Molti esperti di organizzazione sorridono davanti a questa domande, che sembra avere una risposta scontata del tipo "il ruolo è la posizione che occupi" che, dopo aver letto le righe precedenti, suonerà strano al lettore. In effetti, la risposta non è quella, ma il ruolo non è un concetto strettamente razional-organizzativo, quanto più invece rappresenta uno status psicologico: il ruolo è sia come noi interpretiamo la nostra posizione sia ciò che gli altri si aspettano da noi. Sembra strano, ma se ci pensiamo, è così. Il ruolo di genitore, di un padre o di una madre per esempio, non ha mansioni e job description, ma si concretizza nel momento in cui chi occupa quella posizione, si comporta nel modo in cui lui stesso lo interpreta. Sul lavoro, se non fosse vera questa affermazione, allora tutti i capi sarebbero uguali. A parità di posizione, di mansioni e di job description, due persone diverse nella stessa posizione, interpreteranno il ruolo di capo in modo diverso. Non siete d'accordo?

Altri tre consigli operativi per gestire il personale

Dopo aver illustrato le differenze tra vocaboli che spesso si confondono, ora approfondiamo una parte relativa agli strumenti utili per poter gestire il personale con efficacia.

Se l'azienda vuole crescere o consolidarsi, non solo sotto il profilo del fatturato ma anche in termini di competenze delle proprie persone, forse è necessario capire cosa sanno realmente fare le persone che si hanno in organico. A tale proposito noi spesso proponiamo un'attività di mappatura delle competenze, che permette al capo-imprenditore di conoscere nel dettaglio cosa le persone sanno fare, come lo sanno fare (con quale padronanza affrontano le situazioni) e cosa potranno fare in termini di sviluppo di potenzialità e di carriera. Per chi fosse interessato a saperne di più, qui trova un articolo che approfondisce quanto appena esposto.
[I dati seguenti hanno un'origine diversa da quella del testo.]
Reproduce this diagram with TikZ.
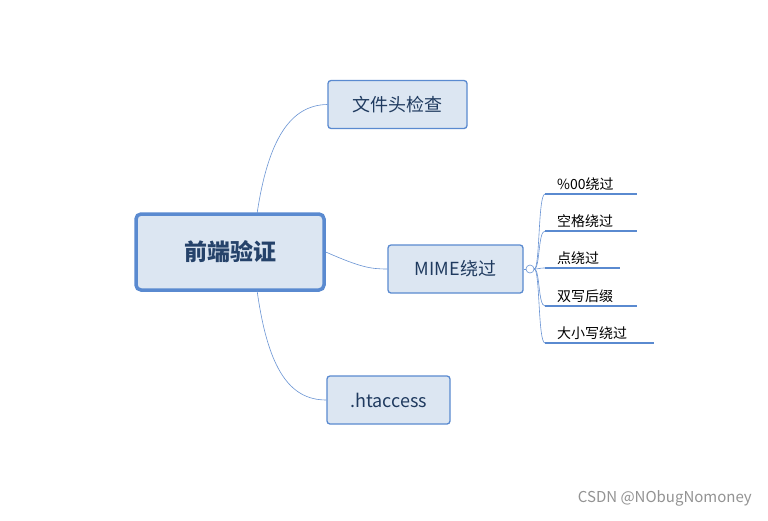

Un altro tema chiave che riguarda la buona gestione del personale è rappresentato dalla capacità di guidare ed ispirare i propri uomini. Sono molti i film che trattano questo tema e che, scenograficamente, ma efficacemente, mettono in evidenza come i gruppi possano raggiungere risultati di successo se ben guidati da chi ne ha la responsabilità: un leader è anche un coach, in grado di esprimere una serie di comportamenti virtuosi che guidino il gruppo verso obiettivi prima definiti e poi raggiunti.
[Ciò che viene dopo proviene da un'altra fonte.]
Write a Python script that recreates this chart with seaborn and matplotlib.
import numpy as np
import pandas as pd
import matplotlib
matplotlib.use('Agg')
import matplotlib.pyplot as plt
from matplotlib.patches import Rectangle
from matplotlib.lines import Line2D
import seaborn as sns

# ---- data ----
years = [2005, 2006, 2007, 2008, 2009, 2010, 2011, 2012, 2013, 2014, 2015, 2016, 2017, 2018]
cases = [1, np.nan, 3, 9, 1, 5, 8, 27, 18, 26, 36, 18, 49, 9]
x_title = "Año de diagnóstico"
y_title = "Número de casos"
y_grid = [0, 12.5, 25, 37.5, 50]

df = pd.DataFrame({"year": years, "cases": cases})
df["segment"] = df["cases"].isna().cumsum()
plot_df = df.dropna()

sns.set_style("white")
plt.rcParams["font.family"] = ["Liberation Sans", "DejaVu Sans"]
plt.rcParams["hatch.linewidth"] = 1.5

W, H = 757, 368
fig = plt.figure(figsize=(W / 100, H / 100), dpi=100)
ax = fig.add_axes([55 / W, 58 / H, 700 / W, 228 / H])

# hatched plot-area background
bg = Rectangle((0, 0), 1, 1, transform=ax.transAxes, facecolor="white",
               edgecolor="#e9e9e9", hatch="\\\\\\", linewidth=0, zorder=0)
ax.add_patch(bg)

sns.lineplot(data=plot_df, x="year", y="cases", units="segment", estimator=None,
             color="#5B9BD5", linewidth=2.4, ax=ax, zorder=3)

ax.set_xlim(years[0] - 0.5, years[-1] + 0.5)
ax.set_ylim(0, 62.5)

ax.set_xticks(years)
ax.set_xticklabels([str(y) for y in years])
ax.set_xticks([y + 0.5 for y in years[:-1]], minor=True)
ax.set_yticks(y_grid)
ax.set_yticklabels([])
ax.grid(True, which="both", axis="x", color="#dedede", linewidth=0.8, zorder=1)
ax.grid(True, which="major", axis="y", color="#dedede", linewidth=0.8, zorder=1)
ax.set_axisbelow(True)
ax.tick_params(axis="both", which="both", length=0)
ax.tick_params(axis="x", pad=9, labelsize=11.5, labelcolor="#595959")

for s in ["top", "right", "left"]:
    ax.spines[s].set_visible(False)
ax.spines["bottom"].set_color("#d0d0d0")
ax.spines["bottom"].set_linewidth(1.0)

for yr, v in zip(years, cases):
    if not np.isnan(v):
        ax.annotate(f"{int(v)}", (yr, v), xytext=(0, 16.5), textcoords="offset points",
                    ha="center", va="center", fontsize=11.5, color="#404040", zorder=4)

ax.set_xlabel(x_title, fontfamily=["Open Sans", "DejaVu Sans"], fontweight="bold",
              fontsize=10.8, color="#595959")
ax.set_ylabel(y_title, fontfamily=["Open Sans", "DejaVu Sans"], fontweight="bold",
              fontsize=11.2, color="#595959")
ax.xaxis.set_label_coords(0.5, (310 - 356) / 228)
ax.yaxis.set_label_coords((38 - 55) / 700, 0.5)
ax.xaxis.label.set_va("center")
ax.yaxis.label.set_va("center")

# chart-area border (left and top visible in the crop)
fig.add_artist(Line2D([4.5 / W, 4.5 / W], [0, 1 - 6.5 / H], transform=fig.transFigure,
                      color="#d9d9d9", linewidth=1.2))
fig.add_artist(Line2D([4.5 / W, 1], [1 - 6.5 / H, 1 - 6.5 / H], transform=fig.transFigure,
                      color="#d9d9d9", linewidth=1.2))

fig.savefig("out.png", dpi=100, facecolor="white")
L'ultimo spunto di riflessione che forniamo in questo articolo-guida non può non riguardare un tema che abbiamo più volte sfiorato: il team building, ovvero quel percorso di formazione che riguarda lo sviluppo delle potenzialità del lavoro di gruppo. Se gestire le persone significa motivarle, per far sì che il gruppo si conosca e si auto-regoli (permettendo così all'imprenditore di essere certo dell'efficacia del gruppo anche senza la sua momentanea guida) è necessaria un'attività di aggregazione, che permetta a chi ogni giorno si trova a collaborare, di essere più conscio di come gli altri lo percepiscono e di capire meglio le persone che gli stanno intorno. Nella nostra esperienza di erogazione di percorsi team building, svolta in almeno 50 aziende diverse, non ci è mai capitato di non sentire questa frase "pensavo di conoscere i miei colleghi, anche quelli con cui lavoro da anni, ma con questa attività ho scoperto nuovi lati, nuove chiavi di lettura che mi permetteranno di affrontare il lavoro con più slancio". L'obiettivo reale non è il far conoscere meglio le persone, come molti pensano: quella è solo una strategia per arrivare a far si che le persone, rientrate dall'esperienza formativa nel loro consueto ruolo, riescano a tradurre in comportamenti virtuosi ciò che hanno sperimentato durante l'attività formativa. Ancora una volta vogliamo ribadire che il concetto di "formazione aziendale" non è astratto o fine a se stesso: se progettata ed erogata correttamente, diventa una vera e propria marcia in più per ottimizzare i risultati aziendali.

Con questo articolo ci auguriamo di aver fornito una guida più pratica e concreta rispetto al tema della gestione del personale.